I have a multivariate time series (4 features over 14 time steps with 300 total participants and a binary outcome). The problem: Some participants have all 4 features (across all 14 time steps) but a majority subset of participants are missing one or more the features across all time steps. (All participants have >=1 feature across time steps.) In my dataset, 0 is a meaningful value (precluding me from replacing all missing values with 0, as suggested in the linked post above).
I am building an LSTM classification model. I have tried the following so far without success:
(1) I have tried finding the subset of participants with all 4 features (across all time steps). I don't prefer this option because I lose 70 % of participants.
(2) I have tried a keras masking layer https://keras.io/api/layers/core_layers/masking/.
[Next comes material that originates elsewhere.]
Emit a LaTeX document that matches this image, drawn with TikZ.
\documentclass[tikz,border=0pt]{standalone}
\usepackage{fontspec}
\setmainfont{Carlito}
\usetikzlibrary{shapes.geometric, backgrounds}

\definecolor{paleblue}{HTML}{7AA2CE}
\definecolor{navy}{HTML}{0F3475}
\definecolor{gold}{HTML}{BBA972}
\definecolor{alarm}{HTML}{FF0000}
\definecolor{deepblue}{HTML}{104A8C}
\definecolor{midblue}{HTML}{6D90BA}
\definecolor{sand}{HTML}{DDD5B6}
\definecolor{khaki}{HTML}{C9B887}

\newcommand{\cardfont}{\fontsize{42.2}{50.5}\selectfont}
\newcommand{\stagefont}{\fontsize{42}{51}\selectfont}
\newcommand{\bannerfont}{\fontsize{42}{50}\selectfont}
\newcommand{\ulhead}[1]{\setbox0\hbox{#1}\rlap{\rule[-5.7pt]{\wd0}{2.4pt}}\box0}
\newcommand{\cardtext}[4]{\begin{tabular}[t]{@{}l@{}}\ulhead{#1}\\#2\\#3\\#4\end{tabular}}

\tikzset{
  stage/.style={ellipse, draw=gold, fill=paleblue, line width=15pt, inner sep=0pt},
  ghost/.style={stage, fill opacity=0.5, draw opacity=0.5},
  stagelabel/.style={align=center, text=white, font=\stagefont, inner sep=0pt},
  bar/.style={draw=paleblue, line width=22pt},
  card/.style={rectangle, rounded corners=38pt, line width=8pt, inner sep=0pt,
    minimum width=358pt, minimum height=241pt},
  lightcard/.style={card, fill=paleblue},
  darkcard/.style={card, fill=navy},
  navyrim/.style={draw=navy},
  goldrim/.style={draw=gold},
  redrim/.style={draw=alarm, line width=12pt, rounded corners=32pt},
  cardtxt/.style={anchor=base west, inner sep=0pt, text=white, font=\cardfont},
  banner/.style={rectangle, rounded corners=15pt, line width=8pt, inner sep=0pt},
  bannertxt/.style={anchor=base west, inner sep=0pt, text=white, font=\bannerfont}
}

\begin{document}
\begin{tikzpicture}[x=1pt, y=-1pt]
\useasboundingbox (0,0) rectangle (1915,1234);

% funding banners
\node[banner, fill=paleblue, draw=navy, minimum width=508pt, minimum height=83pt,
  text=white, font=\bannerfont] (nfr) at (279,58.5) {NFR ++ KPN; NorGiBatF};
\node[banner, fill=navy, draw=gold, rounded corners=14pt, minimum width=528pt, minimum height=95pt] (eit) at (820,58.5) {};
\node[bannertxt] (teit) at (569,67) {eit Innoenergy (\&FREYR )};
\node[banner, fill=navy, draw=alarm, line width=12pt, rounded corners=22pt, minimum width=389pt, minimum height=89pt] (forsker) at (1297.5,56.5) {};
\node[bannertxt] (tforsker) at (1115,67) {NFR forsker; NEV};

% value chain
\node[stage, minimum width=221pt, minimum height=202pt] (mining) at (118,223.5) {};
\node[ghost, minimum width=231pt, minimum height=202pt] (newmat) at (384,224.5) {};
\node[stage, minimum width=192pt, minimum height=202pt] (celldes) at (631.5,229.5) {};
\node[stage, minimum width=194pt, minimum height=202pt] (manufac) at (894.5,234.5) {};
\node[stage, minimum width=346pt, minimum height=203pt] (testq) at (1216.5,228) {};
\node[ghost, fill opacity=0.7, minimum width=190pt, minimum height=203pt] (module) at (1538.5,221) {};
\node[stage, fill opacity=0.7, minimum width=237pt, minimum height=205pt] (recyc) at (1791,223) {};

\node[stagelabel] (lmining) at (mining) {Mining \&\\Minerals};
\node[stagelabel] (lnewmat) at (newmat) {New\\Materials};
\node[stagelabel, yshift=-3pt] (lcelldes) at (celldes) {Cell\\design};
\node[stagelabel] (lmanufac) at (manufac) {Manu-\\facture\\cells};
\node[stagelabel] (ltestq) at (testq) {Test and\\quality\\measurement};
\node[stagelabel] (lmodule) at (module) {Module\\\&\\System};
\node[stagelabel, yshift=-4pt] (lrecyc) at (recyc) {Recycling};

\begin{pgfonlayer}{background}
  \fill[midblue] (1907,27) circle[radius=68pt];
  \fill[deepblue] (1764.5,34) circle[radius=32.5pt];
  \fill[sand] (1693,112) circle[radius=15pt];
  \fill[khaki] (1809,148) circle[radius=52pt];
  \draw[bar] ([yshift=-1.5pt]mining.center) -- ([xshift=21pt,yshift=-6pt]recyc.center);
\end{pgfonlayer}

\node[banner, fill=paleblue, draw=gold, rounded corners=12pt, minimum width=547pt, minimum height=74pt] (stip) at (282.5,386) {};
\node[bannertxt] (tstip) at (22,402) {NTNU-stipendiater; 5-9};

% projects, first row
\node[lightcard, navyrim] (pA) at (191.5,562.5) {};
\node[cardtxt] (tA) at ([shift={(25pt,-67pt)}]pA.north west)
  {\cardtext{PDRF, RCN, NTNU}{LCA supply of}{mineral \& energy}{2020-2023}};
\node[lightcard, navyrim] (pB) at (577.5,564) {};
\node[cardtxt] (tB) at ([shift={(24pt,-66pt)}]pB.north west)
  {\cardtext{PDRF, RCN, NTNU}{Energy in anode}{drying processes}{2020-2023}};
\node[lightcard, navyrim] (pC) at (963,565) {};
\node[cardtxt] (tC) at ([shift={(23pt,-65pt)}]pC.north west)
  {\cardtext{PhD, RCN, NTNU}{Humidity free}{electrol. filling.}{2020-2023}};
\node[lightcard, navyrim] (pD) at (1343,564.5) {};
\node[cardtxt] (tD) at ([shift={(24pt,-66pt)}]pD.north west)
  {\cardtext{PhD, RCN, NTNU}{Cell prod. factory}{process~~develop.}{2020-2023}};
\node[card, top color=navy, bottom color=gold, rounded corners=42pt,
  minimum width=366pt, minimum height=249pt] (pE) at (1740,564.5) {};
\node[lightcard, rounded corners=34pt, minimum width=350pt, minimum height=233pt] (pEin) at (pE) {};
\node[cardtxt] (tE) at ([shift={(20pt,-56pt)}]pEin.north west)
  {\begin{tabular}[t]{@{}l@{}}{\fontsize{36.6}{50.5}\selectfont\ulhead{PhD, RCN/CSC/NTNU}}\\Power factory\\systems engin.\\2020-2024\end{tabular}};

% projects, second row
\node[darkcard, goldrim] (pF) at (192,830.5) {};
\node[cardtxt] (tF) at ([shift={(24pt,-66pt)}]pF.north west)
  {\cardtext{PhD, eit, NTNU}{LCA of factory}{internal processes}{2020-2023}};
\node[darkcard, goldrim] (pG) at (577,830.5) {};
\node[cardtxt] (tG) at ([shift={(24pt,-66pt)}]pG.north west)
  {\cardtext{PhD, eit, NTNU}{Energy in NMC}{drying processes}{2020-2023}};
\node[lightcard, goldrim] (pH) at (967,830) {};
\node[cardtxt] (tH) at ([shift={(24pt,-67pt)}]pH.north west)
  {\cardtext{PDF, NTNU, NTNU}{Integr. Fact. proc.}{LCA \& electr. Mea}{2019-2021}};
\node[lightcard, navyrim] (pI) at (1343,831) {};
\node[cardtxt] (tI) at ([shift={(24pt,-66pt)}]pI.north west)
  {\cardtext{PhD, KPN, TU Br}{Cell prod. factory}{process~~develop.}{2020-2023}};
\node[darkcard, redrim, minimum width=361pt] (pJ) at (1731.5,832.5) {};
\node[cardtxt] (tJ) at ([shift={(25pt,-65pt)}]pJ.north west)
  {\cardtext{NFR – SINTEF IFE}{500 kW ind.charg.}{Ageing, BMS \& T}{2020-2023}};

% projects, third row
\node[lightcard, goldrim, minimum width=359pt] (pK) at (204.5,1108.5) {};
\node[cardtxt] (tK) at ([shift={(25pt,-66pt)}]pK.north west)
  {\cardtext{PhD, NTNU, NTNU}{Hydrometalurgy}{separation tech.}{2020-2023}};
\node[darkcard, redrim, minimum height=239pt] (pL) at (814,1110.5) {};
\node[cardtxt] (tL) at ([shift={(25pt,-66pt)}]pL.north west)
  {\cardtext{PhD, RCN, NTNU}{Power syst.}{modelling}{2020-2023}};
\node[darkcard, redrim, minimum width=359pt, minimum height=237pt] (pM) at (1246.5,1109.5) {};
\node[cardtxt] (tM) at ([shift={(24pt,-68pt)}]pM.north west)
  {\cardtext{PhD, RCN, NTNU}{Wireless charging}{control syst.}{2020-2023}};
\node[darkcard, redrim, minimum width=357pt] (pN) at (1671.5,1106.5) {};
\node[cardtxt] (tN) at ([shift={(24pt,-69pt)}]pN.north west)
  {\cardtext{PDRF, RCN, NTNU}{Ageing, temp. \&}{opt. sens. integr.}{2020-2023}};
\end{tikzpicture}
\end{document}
model.add(tf.keras.layers.Masking(mask_value=99.,
input_shape=(timesteps, features)))
replacing all missing values with '99' in the dataset. Performance of the model dropped, and I notice in the documentation:
...if all [emphasis added] values in the input tensor at that timestep are equal to mask_value, then the timestep will be masked (skipped)...
In my data a single time step would never have all features = mask_value since every participant had >=1 feature at every time step, so I'm assuming the masking this way will not work.
(3) I've tried replacing all missing values with -1 (not a meaningful value in my data) in an effort to help the model learn that this is a marker for missingness. Again, performance dropped. I am not sure this was a result of including the additional data, or whether the model failed to learn this marker.
The core of my question: What is the best way to handle missing features in raw time series, which includes 0 as a meaningful value?